>>>>>

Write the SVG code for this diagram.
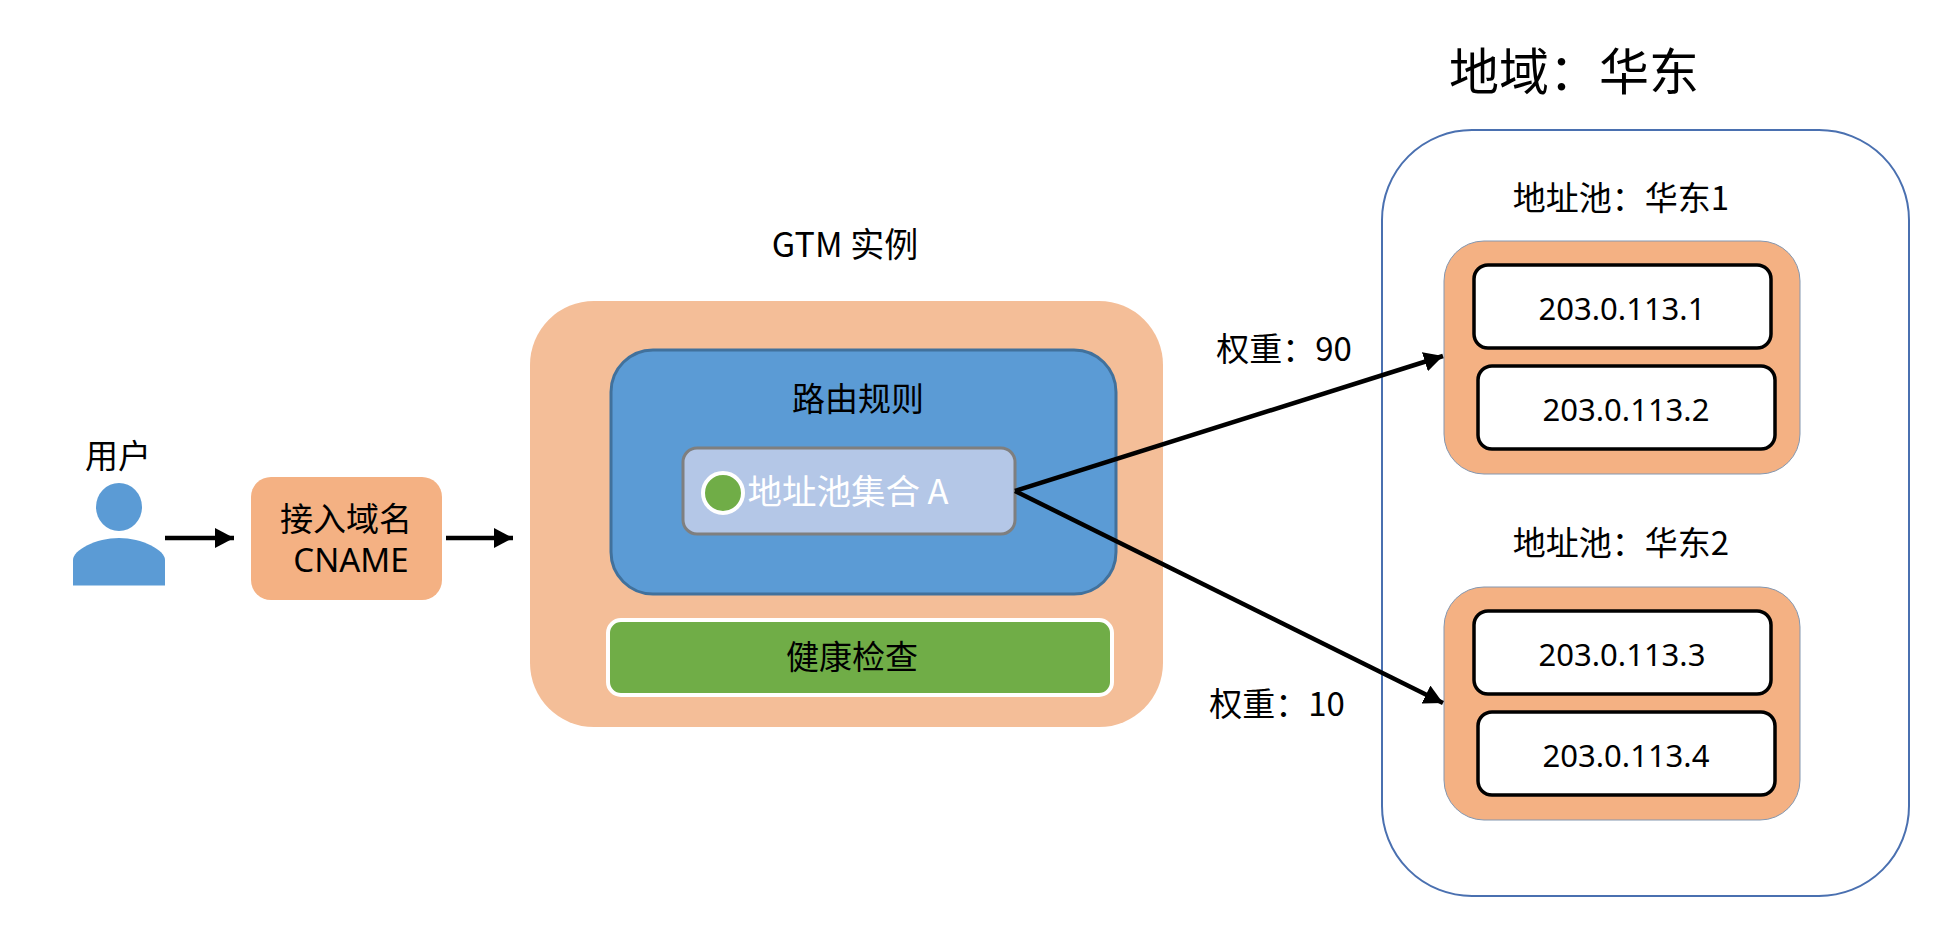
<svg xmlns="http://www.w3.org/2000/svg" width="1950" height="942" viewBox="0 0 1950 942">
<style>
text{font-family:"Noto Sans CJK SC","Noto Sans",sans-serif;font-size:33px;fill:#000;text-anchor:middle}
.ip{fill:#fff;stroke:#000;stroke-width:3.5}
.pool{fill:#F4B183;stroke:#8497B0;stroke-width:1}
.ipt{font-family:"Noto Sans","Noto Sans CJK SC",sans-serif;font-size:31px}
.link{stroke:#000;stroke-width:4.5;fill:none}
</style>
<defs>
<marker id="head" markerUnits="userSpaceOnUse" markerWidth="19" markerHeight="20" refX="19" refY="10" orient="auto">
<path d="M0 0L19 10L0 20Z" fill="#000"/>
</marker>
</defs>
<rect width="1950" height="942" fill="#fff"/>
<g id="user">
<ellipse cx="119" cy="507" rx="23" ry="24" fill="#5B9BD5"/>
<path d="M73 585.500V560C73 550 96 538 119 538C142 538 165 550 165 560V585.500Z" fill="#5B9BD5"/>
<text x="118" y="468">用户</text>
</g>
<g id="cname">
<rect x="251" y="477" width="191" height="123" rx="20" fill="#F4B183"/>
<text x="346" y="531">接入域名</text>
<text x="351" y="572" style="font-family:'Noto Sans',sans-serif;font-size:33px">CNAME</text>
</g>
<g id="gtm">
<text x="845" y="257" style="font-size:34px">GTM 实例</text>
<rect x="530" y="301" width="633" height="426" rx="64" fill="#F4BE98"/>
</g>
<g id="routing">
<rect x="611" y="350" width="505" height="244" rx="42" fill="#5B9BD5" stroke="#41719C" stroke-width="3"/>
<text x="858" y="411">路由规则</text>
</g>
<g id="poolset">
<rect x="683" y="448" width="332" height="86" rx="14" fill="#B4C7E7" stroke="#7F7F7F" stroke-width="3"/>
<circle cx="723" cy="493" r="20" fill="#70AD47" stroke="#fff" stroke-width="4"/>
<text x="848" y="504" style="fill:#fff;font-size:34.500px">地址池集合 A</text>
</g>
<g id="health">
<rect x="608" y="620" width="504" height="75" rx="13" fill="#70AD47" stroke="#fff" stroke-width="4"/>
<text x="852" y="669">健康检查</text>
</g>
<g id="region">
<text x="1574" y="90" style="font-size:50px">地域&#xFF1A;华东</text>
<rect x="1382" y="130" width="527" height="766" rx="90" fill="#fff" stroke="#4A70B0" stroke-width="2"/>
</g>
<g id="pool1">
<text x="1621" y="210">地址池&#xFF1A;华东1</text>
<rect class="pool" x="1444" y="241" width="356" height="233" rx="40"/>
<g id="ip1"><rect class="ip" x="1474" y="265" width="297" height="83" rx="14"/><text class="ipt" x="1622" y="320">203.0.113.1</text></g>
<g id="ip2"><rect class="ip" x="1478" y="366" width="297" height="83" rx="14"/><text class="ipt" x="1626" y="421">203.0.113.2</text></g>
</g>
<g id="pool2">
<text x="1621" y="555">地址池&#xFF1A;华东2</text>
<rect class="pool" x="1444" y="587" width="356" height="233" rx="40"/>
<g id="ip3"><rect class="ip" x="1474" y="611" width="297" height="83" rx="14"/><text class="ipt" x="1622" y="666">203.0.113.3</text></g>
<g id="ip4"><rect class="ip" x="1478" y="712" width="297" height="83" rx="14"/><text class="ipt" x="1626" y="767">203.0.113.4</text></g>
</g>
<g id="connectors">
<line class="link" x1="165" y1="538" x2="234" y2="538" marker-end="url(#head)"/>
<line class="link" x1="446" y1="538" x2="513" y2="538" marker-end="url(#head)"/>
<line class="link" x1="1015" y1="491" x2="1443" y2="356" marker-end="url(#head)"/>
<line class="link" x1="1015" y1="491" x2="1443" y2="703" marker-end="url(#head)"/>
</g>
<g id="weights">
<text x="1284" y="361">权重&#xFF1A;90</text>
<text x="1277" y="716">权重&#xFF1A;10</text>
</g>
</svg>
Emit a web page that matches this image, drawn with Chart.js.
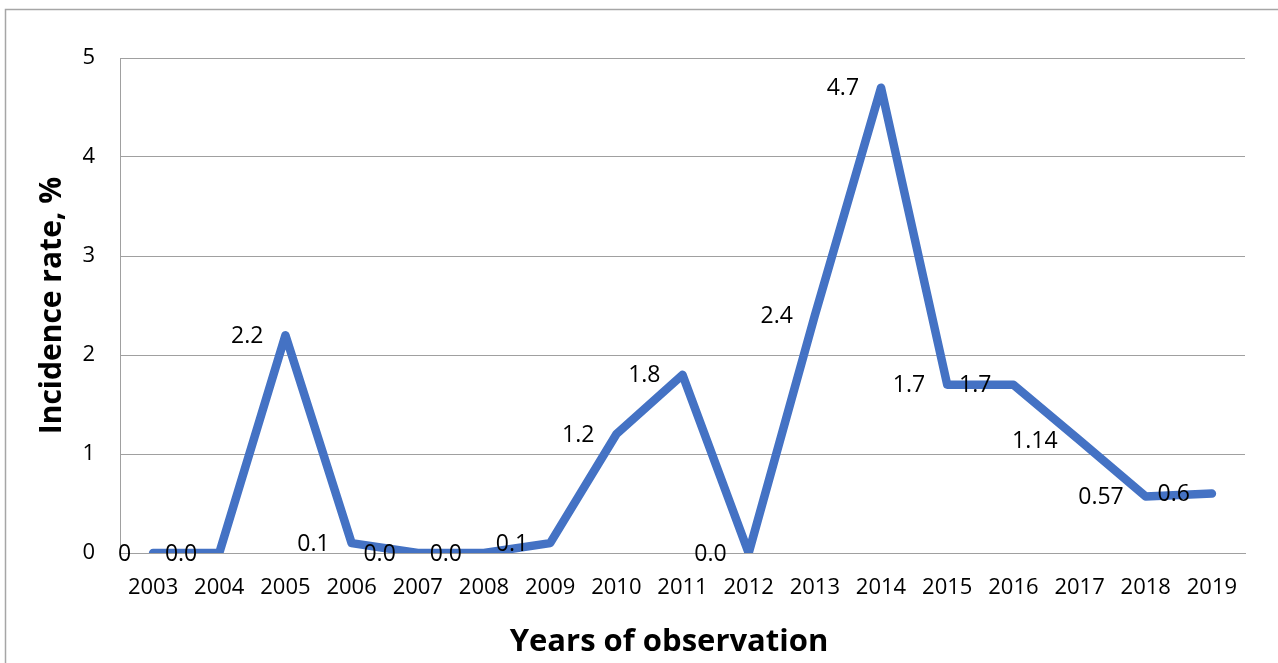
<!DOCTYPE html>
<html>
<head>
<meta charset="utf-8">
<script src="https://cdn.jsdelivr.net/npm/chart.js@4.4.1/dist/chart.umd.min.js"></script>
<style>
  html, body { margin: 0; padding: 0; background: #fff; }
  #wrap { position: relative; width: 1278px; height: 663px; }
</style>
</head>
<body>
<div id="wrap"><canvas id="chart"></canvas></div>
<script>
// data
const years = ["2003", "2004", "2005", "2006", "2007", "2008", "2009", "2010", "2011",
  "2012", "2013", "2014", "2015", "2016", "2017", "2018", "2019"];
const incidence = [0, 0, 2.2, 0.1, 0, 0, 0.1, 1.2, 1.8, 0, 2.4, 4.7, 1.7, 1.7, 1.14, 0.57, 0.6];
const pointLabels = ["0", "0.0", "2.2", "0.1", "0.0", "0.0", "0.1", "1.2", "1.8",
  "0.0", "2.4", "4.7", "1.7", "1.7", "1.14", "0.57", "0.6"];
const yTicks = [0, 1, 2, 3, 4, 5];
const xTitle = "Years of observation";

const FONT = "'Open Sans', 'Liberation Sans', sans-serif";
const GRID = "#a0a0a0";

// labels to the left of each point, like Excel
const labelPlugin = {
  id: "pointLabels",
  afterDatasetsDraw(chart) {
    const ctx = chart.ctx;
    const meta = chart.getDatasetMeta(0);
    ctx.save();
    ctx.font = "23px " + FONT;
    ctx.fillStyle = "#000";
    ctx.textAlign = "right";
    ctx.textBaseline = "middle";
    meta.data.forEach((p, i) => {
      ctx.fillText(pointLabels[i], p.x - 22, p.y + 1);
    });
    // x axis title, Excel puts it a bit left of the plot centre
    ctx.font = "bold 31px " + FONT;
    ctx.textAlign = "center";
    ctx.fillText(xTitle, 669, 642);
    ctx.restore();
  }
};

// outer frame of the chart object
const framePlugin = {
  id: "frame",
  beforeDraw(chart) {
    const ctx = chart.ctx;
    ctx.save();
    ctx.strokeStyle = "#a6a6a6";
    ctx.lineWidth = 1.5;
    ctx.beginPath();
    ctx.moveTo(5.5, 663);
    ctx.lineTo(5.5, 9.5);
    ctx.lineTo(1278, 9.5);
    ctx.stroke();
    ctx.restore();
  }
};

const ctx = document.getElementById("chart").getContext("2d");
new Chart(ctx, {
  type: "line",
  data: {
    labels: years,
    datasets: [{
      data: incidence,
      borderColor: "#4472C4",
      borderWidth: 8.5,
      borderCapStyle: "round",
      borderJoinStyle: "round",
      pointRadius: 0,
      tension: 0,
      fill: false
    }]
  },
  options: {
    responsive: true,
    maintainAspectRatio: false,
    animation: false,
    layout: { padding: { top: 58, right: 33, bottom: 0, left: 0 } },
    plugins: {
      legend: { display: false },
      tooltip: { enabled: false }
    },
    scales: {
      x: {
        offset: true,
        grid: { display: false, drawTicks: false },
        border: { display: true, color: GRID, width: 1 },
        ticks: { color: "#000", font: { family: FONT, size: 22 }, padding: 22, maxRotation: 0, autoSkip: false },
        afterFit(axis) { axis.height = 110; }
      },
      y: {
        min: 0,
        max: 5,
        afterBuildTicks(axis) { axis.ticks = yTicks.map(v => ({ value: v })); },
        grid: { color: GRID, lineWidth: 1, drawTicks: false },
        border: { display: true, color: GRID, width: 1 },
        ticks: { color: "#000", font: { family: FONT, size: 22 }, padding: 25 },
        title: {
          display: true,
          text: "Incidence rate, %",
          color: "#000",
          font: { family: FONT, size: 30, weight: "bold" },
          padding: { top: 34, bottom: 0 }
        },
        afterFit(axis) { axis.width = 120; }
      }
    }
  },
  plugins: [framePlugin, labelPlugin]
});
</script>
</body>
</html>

<<<<<

» Exercise: What is the number of lines in the records that contain the string "this"? Give only that number.

» Response to the task: 2